What to Expect in Workers’ Compensation Pricing in 2018

February 14, 2018

In other words, market trends should continue as they did in 2017, according to the USI report.

“In 2017, we saw a continued downward trend in workers’ compensation, including a reduction in premium rates overall, particularly in the loss-sensitive marketplace. Given the lack of deterioration in many larger carriers’ combined loss ratios, we expect similar aggressive targeting to grow market share in 2018,” the USI report predicted.

USI said that returns for low-risk investment opportunities are still limited. On the one hand, there is both aggressive and prudent pricing coming from carriers seeking to grow premium. On the other, clients with “poor loss results, declining financials” and businesses in states such as Florida, California and New York are facing underwriting discipline (as are insureds in more volatile industry classes).

For 2018, USI predicts pricing will stem from a desire to maintain or increase market share, with a goal of profitable market share driving those strategies.
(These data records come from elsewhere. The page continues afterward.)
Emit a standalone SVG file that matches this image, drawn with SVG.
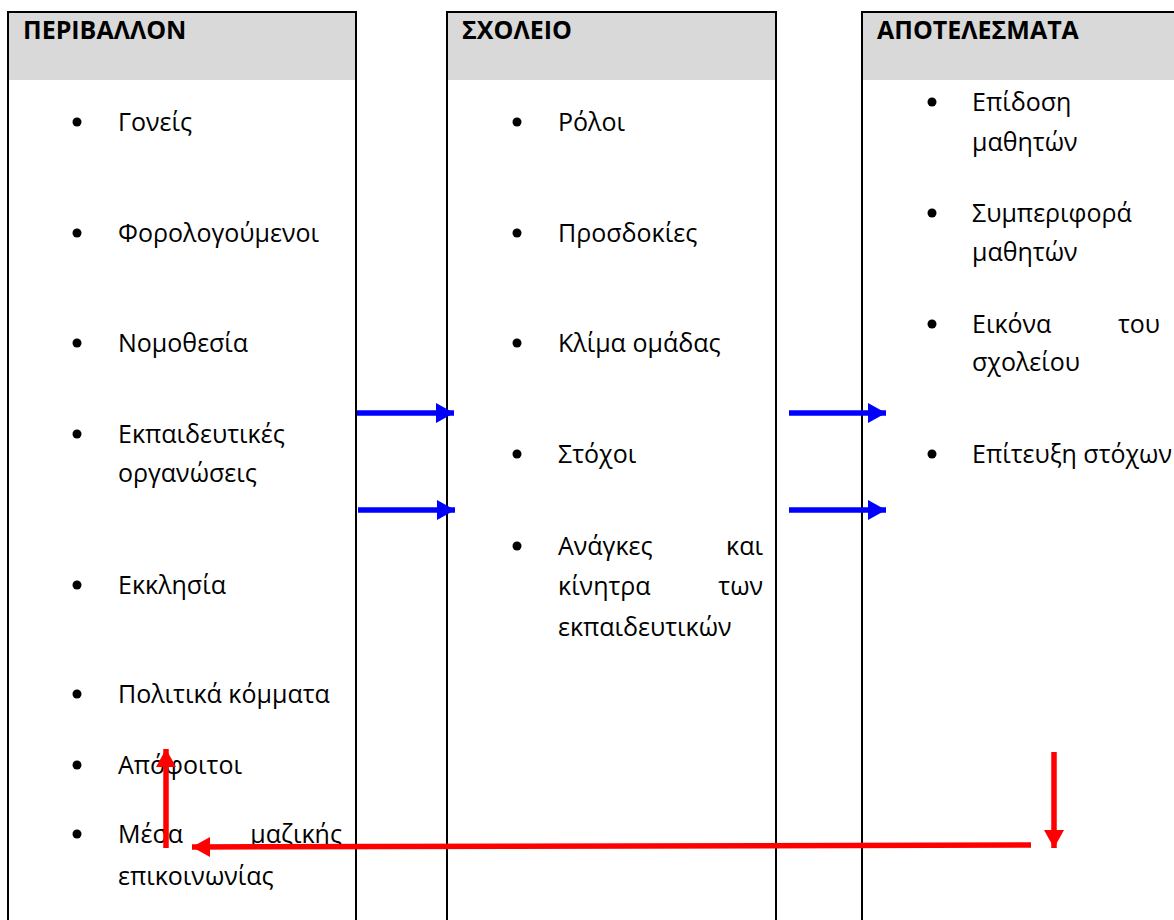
<svg xmlns="http://www.w3.org/2000/svg" width="1174" height="920" viewBox="0 0 1174 920">
<style>
.box{fill:#fff;stroke:#000;stroke-width:2}
.hd{fill:#d9d9d9}
.h{font-family:"Open Sans","Liberation Sans",sans-serif;font-weight:bold;font-size:25px;fill:#000}
.t{font-family:"Open Sans","Liberation Sans",sans-serif;font-size:25px;fill:#000}
.b{fill:#000}
.blue{stroke:#0000ff;stroke-width:5.5;fill:none}
.red{stroke:#ff0000;stroke-width:5.5;fill:none}
</style>
<defs>
<marker id="ab" markerUnits="userSpaceOnUse" markerWidth="19" markerHeight="22" refX="18" refY="11" orient="auto"><path d="M0,1 L18,11 L0,21 Z" fill="#0000ff"/></marker>
<marker id="ar" markerUnits="userSpaceOnUse" markerWidth="19" markerHeight="22" refX="18" refY="11" orient="auto"><path d="M0,1 L18,11 L0,21 Z" fill="#ff0000"/></marker>
</defs>
<rect width="1174" height="920" fill="#fff"/>
<g id="node-periballon">
<rect class="box" x="8" y="12" width="348" height="920"/>
<rect class="hd" x="9" y="13" width="346" height="67"/>
<text class="h" x="23" y="39">ΠΕΡΙΒΑΛΛΟΝ</text>
<circle class="b" cx="77" cy="122" r="4.5"/><text class="t" x="118" y="131">Γονείς</text>
<circle class="b" cx="77" cy="233" r="4.5"/><text class="t" x="118" y="242">Φορολογούμενοι</text>
<circle class="b" cx="77" cy="343" r="4.5"/><text class="t" x="118" y="352">Νομοθεσία</text>
<circle class="b" cx="77" cy="434" r="4.5"/><text class="t" x="118" y="443">Εκπαιδευτικές</text><text class="t" x="118" y="482">οργανώσεις</text>
<circle class="b" cx="77" cy="585" r="4.5"/><text class="t" x="118" y="594">Εκκλησία</text>
<circle class="b" cx="77" cy="694" r="4.5"/><text class="t" x="118" y="703">Πολιτικά κόμματα</text>
<circle class="b" cx="77" cy="765" r="4.5"/><text class="t" x="118" y="774">Απόφοιτοι</text>
<circle class="b" cx="77" cy="834" r="4.5"/><text class="t" x="118" y="843">Μέσα</text><text class="t" x="342" y="843" text-anchor="end">μαζικής</text><text class="t" x="118" y="885">επικοινωνίας</text>
</g>
<g id="node-sxoleio">
<rect class="box" x="447" y="12" width="329" height="920"/>
<rect class="hd" x="448" y="13" width="327" height="67"/>
<text class="h" x="462" y="39">ΣΧΟΛΕΙΟ</text>
<circle class="b" cx="517" cy="122" r="4.5"/><text class="t" x="558" y="131">Ρόλοι</text>
<circle class="b" cx="517" cy="233" r="4.5"/><text class="t" x="558" y="242">Προσδοκίες</text>
<circle class="b" cx="517" cy="343" r="4.5"/><text class="t" x="558" y="352">Κλίμα ομάδας</text>
<circle class="b" cx="517" cy="454" r="4.5"/><text class="t" x="558" y="463">Στόχοι</text>
<circle class="b" cx="517" cy="546" r="4.5"/><text class="t" x="558" y="555">Ανάγκες</text><text class="t" x="763" y="555" text-anchor="end">και</text>
<text class="t" x="558" y="595">κίνητρα</text><text class="t" x="763" y="595" text-anchor="end">των</text>
<text class="t" x="558" y="636">εκπαιδευτικών</text>
</g>
<g id="node-apotelesmata">
<rect class="box" x="862" y="12" width="330" height="920"/>
<rect class="hd" x="863" y="13" width="311" height="67"/>
<text class="h" x="877" y="39">ΑΠΟΤΕΛΕΣΜΑΤΑ</text>
<circle class="b" cx="932" cy="102" r="4.5"/><text class="t" x="972" y="111">Επίδοση</text><text class="t" x="972" y="151">μαθητών</text>
<circle class="b" cx="932" cy="213" r="4.5"/><text class="t" x="972" y="222">Συμπεριφορά</text><text class="t" x="972" y="261">μαθητών</text>
<circle class="b" cx="932" cy="324" r="4.5"/><text class="t" x="972" y="333">Εικόνα</text><text class="t" x="1160" y="333" text-anchor="end">του</text><text class="t" x="972" y="371">σχολείου</text>
<circle class="b" cx="932" cy="454" r="4.5"/><text class="t" x="972" y="463">Επίτευξη στόχων</text>
</g>
<g id="connectors">
<line class="blue" x1="357" y1="413" x2="454" y2="413" marker-end="url(#ab)"/>
<line class="blue" x1="358" y1="510" x2="455" y2="510" marker-end="url(#ab)"/>
<line class="blue" x1="789" y1="413" x2="886" y2="413" marker-end="url(#ab)"/>
<line class="blue" x1="789" y1="510" x2="886" y2="510" marker-end="url(#ab)"/>
<line class="red" x1="166" y1="848" x2="166" y2="749" marker-end="url(#ar)"/>
<line class="red" x1="1031" y1="845" x2="192" y2="847" marker-end="url(#ar)"/>
<line class="red" x1="1054" y1="752" x2="1054" y2="848" marker-end="url(#ar)"/>
</g>
</svg>
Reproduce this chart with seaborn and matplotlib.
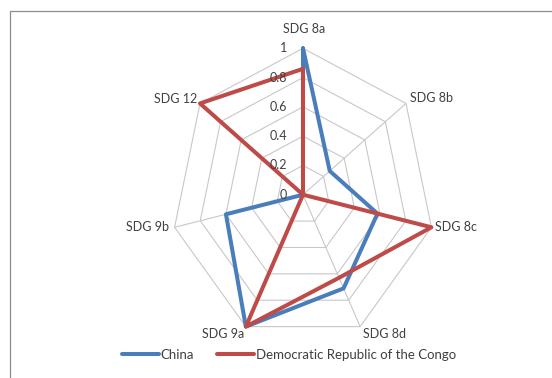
import numpy as np
import pandas as pd
import matplotlib
matplotlib.use("Agg")
import matplotlib.pyplot as plt
import seaborn as sns
from matplotlib.lines import Line2D
from matplotlib.patches import Rectangle

categories = ["SDG 8a", "SDG 8b", "SDG 8c", "SDG 8d", "SDG 9a", "SDG 9b", "SDG 12"]
china = [1.0, 0.26, 0.58, 0.71, 1.0, 0.6, 0.0]
drc = [0.86, 0.0, 1.0, 0.63, 1.0, 0.0, 1.0]
series_names = ["China", "Democratic Republic of the Congo"]
radial_ticks = [0, 0.2, 0.4, 0.6, 0.8, 1.0]
radial_labels = ["0", "0.2", "0.4", "0.6", "0.8", "1"]

colors = ["#4A7EBB", "#BE4B48"]
grid_color = "#C8C8C8"
text_color = "#404040"

sns.set_theme(style="white")
plt.rcParams["font.family"] = ["Lato", "DejaVu Sans"]

fig = plt.figure(figsize=(5.52, 3.78), dpi=100)
ax = fig.add_axes([0.3103, 0.0976, 0.4772, 0.7746], projection="polar")
ax.set_theta_zero_location("N")
ax.set_theta_direction(-1)

n = len(categories)
theta = np.arange(n) * 2 * np.pi / n
theta_closed = np.append(theta, 2 * np.pi)

# heptagonal grid
for r in radial_ticks[1:]:
    ax.plot(theta_closed, [r] * (n + 1), color=grid_color, lw=0.8, zorder=1, clip_on=False)
for t in theta:
    ax.plot([t, t], [0, 1], color=grid_color, lw=0.8, zorder=1, clip_on=False)

rows = []
for name, vals in zip(series_names, [china, drc]):
    for t, v in zip(theta_closed, list(vals) + [vals[0]]):
        rows.append({"country": name, "theta": t, "value": v})
df = pd.DataFrame(rows)

sns.lineplot(data=df, x="theta", y="value", hue="country", hue_order=series_names,
             palette=colors, sort=False, estimator=None, lw=2.9, ax=ax,
             legend=False, clip_on=False, zorder=3)

ax.set_ylim(0, 1)
ax.set_xticks([])
ax.set_yticks([])
ax.grid(False)
ax.spines["polar"].set_visible(False)
ax.patch.set_alpha(0)
ax.set_xlabel("")
ax.set_ylabel("")
ax.set_aspect("auto")

# category labels
label_offsets = [(1, 19, "center"), (4, 5, "left"), (4, 0, "left"), (3, -7, "left"),
                 (-2, -7, "right"), (-6, 0, "right"), (-3, 4, "right")]
for t, lab, (dx, dy, ha) in zip(theta, categories, label_offsets):
    ax.annotate(lab, xy=(t, 1), xytext=(dx, dy), textcoords="offset pixels",
                ha=ha, va="center", fontsize=9, color=text_color, annotation_clip=False)

# radial labels
for r, lab in zip(radial_ticks, radial_labels):
    ax.annotate(lab, xy=(0, r), xytext=(-16, 0), textcoords="offset pixels",
                ha="right", va="center", fontsize=9, color=text_color, annotation_clip=False)

# legend
handles = [Line2D([0], [0], color=c, lw=2.9) for c in colors]
fig.legend(handles, series_names, loc="center", bbox_to_anchor=(0.523, 0.061),
           ncol=2, frameon=False, fontsize=9.5, handlelength=2.8, handletextpad=0.1,
           columnspacing=1.8, labelcolor=text_color)

# outer frame
fig.patches.append(Rectangle((10 / 552, -0.5), 2, (1 - 11 / 378) + 0.5,
                             transform=fig.transFigure, fill=False,
                             edgecolor="#8C8C8C", lw=0.9))

fig.savefig("out.png", dpi=100)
Other USI predictions for workers’ compensation:

  • Loss-sensitive programs will either see flat rates or hikes as high as 5 percent, assuming clients have clean or improving loss experience. For those that are seeing worsening loss experience, rates in this category will increase more than 5 percent, and carriers will likely adjust their retention levels.
  • For guaranteed-cost programs, USI sees rates ranging between 10 percent decreases to 10 percent jumps. Clients with very clean loss experience would escape changes, and pricing would also vary due to a client’s “specific state payroll distribution due to states’ legislative pressure on adequacy of rates,” according to the report.
  • Medical cost inflation is expected to rise 6 percent year-over-year, and this upward trend will continue to affect workers’ compensation and loss liability totals.
  • The industry can expect more increases in cost shifting from healthcare plans to workers’ compensation, due in part to problems with the Affordable Care Act.
  • While self-insurance remains an alternative to insured workers’ compensation, USI says some states are becoming more conservative on their collateral position for many qualified self-insureds and more employers are “looking more closely at their existing self-insured status because of onerous associated administrative costs.”

USI’s full report is the 2018 USI Insurance Market Outlook report. The report also forecast trends in commercial market areas including property, general liability, umbrella liability, international, environmental, aviation, crime, cyber, medical malpractice; and kidnap, ransom and extortion.